Austrian physicist Wolfgang Pauli derives a quantum-mechanical rule now known as the Pauli exclusion principle. It states that no two electrons can inhabit the same location with the same motions at the same time. Pauli's principle explains the previously mysterious order of the periodic table of the elements.

1927

German physicist Werner Heisenberg publishes his famous uncertainty principle. One cannot simultaneously know the exact position and the exact momentum (velocity times mass) of a particle at any given moment, the principle maintains. This strange notion became a cornerstone of quantum mechanics.

1929

American astronomer Edwin Hubble discovers that the universe is expanding in all directions. His analysis is based on the distances to 25 galaxies which he and American astronomer Vesto Slipher determined from Cepheid variables and on their rates of motion away from Earth, determined from their Doppler shifts. This discovery remains one of the best pieces of evidence in support of the Big Bang theory.

1936

Swiss-American astronomer Fritz Zwicky observes that galaxies in the Coma cluster appear to move much more quickly than could be explained by the gravitational attraction of the galaxies alone.
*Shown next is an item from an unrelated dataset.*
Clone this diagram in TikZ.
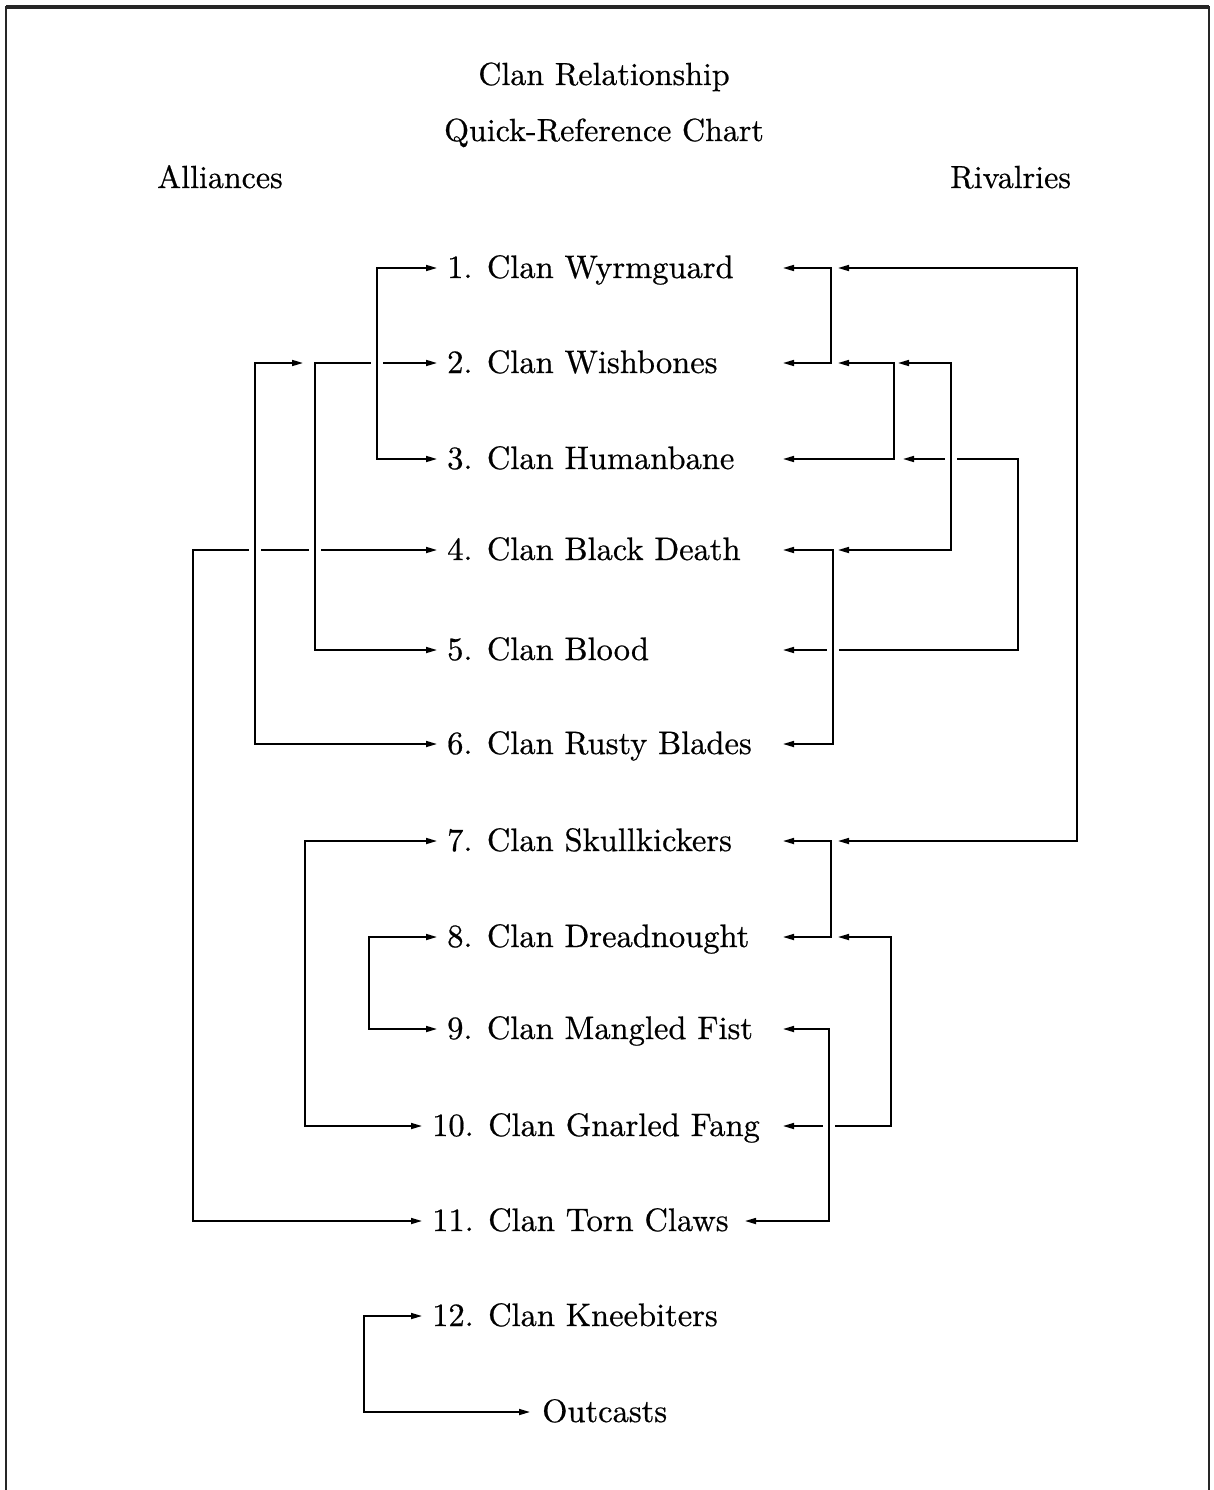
\documentclass[tikz,border=0pt]{standalone}
\usepackage{fontspec}
\setmainfont{lmroman10-regular.otf}[FakeBold=0.6]
\usetikzlibrary{arrows.meta}
\newcommand\hgap[1]{%
  \fill[white] ([xshift=-6pt,yshift=-3.5pt]#1) rectangle ([xshift=6pt,yshift=3.5pt]#1);
  \draw[line width=1.6pt] ([yshift=-5pt]#1) -- ([yshift=5pt]#1);}
\begin{document}
\begin{tikzpicture}[x=1pt,y=-1pt,
  lbl/.style={anchor=base west, inner sep=0pt, font=\fontsize{32.5}{36}\selectfont},
  head/.style={anchor=base, inner sep=0pt, font=\fontsize{32}{36}\selectfont},
  link/.style={line width=1.6pt, {Triangle[length=11pt,width=6pt]}-{Triangle[length=11pt,width=6pt]}},
]
\useasboundingbox (0,0) rectangle (1214,1490);
\draw[line width=2.5pt, black!85] (6,1490) -- (6,7) -- (1209,7) -- (1209,1490);
\draw[line width=4pt, black!85] (6,7) -- (1209,7);

% headings
\node[head] (t1) at (604,85) {Clan Relationship};
\node[head] (t2) at (604,141) {Quick-Reference Chart};
\node[head,anchor=base west] (al) at (157,188) {Alliances};
\node[head,anchor=base west] (rv) at (950,188) {Rivalries};

% clan labels
\node[lbl] (r1)  at (447,278)  {1. Clan Wyrmguard};
\node[lbl] (r2)  at (447,373)  {2. Clan Wishbones};
\node[lbl] (r3)  at (447,469)  {3. Clan Humanbane};
\node[lbl] (r4)  at (447,560)  {4. Clan Black Death};
\node[lbl] (r5)  at (447,660)  {5. Clan Blood};
\node[lbl] (r6)  at (447,754)  {6. Clan Rusty Blades};
\node[lbl] (r7)  at (447,851)  {7. Clan Skullkickers};
\node[lbl] (r8)  at (447,947)  {8. Clan Dreadnought};
\node[lbl] (r9)  at (447,1039) {9. Clan Mangled Fist};
\node[lbl] (r10) at (432,1136) {10. Clan Gnarled Fang};
\node[lbl] (r11) at (432,1231) {11. Clan Torn Claws};
\node[lbl] (r12) at (432,1326) {12. Clan Kneebiters};
\node[lbl] (out) at (542,1422) {Outcasts};

% arrow-tip coordinates
\coordinate (bx) at (783,0);
\foreach \i in {1,...,12} {
  \coordinate (a\i) at ([xshift=-10pt,yshift=10pt]r\i.base west);
  \coordinate (b\i) at (bx |- a\i);
}
\coordinate (aout) at ([xshift=-12pt,yshift=10pt]out.base west);
\coordinate (bx11) at (745,0);
\coordinate (b11) at (bx11 |- a11);

% columns
\foreach \c in {193,255,303,305,315,364,369,377,829,831,833,838,891,894,898,903,951,1018,1077}
  \coordinate (c\c) at (\c,0);

% alliances (left)
\draw[link] (a1) -- (a1 -| c377) |- (a3);
\draw[link] (a2) -- (a2 -| c315) |- (a5);
\draw[link] (a2 -| c303) -- (a2 -| c255) |- (a6);
\draw[link] (a4) -- (a4 -| c193) |- (a11);
\draw[link] (a7) -- (a7 -| c305) |- (a10);
\draw[link] (a8) -- (a8 -| c369) |- (a9);
\draw[link] (a12) -- (a12 -| c364) |- (aout);

% rivalries (right)
\draw[link] (b1) -- (b1 -| c831) |- (b2);
\draw[link] (b1 -| c838) -- (b1 -| c1077) |- (b7 -| c838);
\draw[link] (b2 -| c838) -- (b2 -| c894) |- (b3);
\draw[link] (b2 -| c898) -- (b2 -| c951) |- (b4 -| c838);
\draw[link] (b3 -| c903) -- (b3 -| c1018) |- (b5);
\draw[link] (b4) -- (b4 -| c833) |- (b6);
\draw[link] (b7) -- (b7 -| c831) |- (b8);
\draw[link] (b8 -| c838) -- (b8 -| c891) |- (b10);
\draw[link] (b9) -- (b9 -| c829) |- (b11);

% line crossings (horizontal broken)
\coordinate (g1) at (c377 |- a2);
\coordinate (g2) at (c255 |- a4);
\coordinate (g3) at (c315 |- a4);
\coordinate (g4) at (c951 |- b3);
\coordinate (g5) at (c833 |- b5);
\coordinate (g6) at (c829 |- b10);
\foreach \g in {g1,g2,g3,g4,g5,g6} \hgap{\g};
\end{tikzpicture}
\end{document}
The cluster contains about 10 times as much invisible matter as visible matter, Zwicky concludes. This "missing mass" problem lurks in the background for 40 years but has now emerged as one of the central mysteries of astronomy.

1948

AlpherGamowAmerican physicist Ralph Alpher and Russian-born physicist George Gamow publish the first model that demonstrates how the elements arose in the early universe. They envision a hot and dense fireball that forges hydrogen, helium, and a smattering of other elements. Gamow also calculates that this inferno of creation left behind a faint glow that suffuses the universe today, a prediction verified by Arno Penzias and Robert Wilson in 1964.

1950

American astronomer Fred Whipple creates his dirty snowball model for the nucleus of a comet. He envisions a chunk of ice mixed with grains and dust left over from the birth of our solar system. Whipple's model accounts well for the overall appearance of comets, including their ethereal tails of gas and dust released under the heat of the Sun.